Heat oil in a large skillet. Sauté garlic for 2 minutes. Add greens to skillet.
Cover and cook over medium heat for 10 minutes (2-3 minutes only when greens if greens are young and tender), stirring once in a while to coat all the greens with garlic and oil. Sprinkle with salt.
Serve with lemon wedges.

Winter Greens Lasagna or Pasta

Monday, July 24th, 2006

(what to do with the wilting winter greens) (Laura)

Saute garlic and pine nuts in olive oil, add greens and lightly saute with lid on pan to conserve heat and steam.
I added some white wine, which made them really tasty.

Saute your greens in some olive oil and garlic until wilted.

In a separate pan, make a bechamel cheese sauce (Joy of Cooking has an easy and basic recipe).  Basically, you melt a quarter stick of butter in a pan, add a tablespoon of flour and a cup of milk (slowly) while stirring. Add a small, clove-studded
onion (or an onion plus a bit of ground cloves). Simmer while stirring for 5-10 minutes.  Then you add cheese until you like the consistency. I used a little ricotta, goat cheese, and parmesan.  You can use olive oil rather than butter.

For the lasagna, toss the sauce and the sauteed greens together and layer between dry lasagna noodles and put in the oven. My lasagna was an utter failure because I tried to boil the noodles first. In case of failure, try…

Winter green pasta!
Toss the greens with your favorite pasta noodle and pour sauce over them.

The mustard greens are SUPER tasty with the cheese sauce. Trader Joe’s has really cheap fancy cheeses – especially the goat ones.

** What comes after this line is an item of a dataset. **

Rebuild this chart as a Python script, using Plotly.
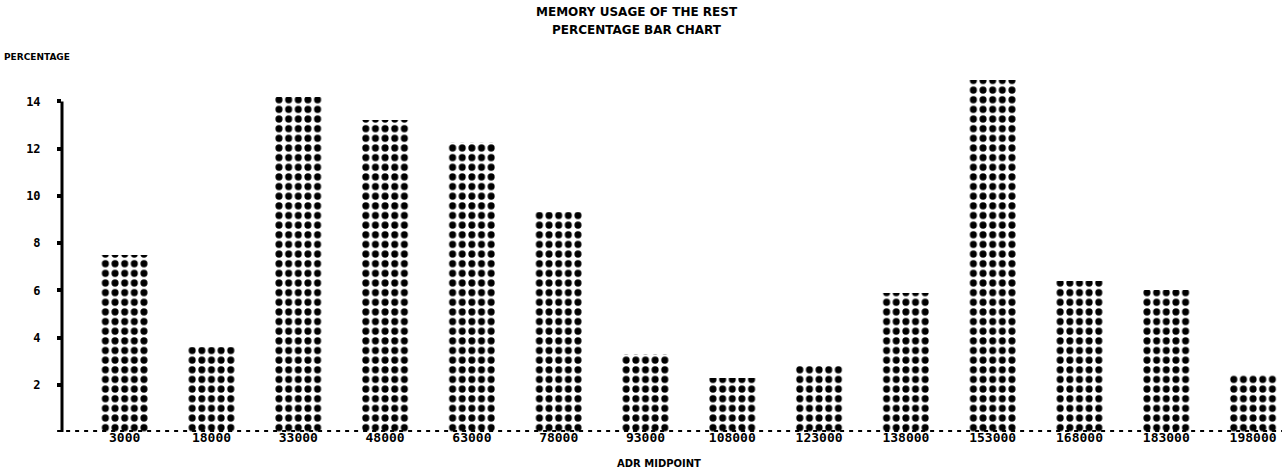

Sautéed Swiss Chard with Ginger and Honey

Monday, July 24th, 2006

Chef Stephanie Green, Crooked Sky Farms
Serves 4

1 bunch Swiss chard, sliced into ribbons (about 15 large leaves)
1 tablespoon olive oil
1 tablespoon honey
2-3 teaspoons fresh ginger root, finely grated
Salt and black pepper, to taste

1. Add olive oil to a large saute pan and heat to temperature
2. Add Swiss chard and cook, stirring frequently, for about 1-2 minutes
3. Add honey and ginger root; stir well to coat. Continue to cook for about 1 more minute.
4. Season to taste with salt and black pepper.

Tip: Start with a slice of bacon in step one for added flavor.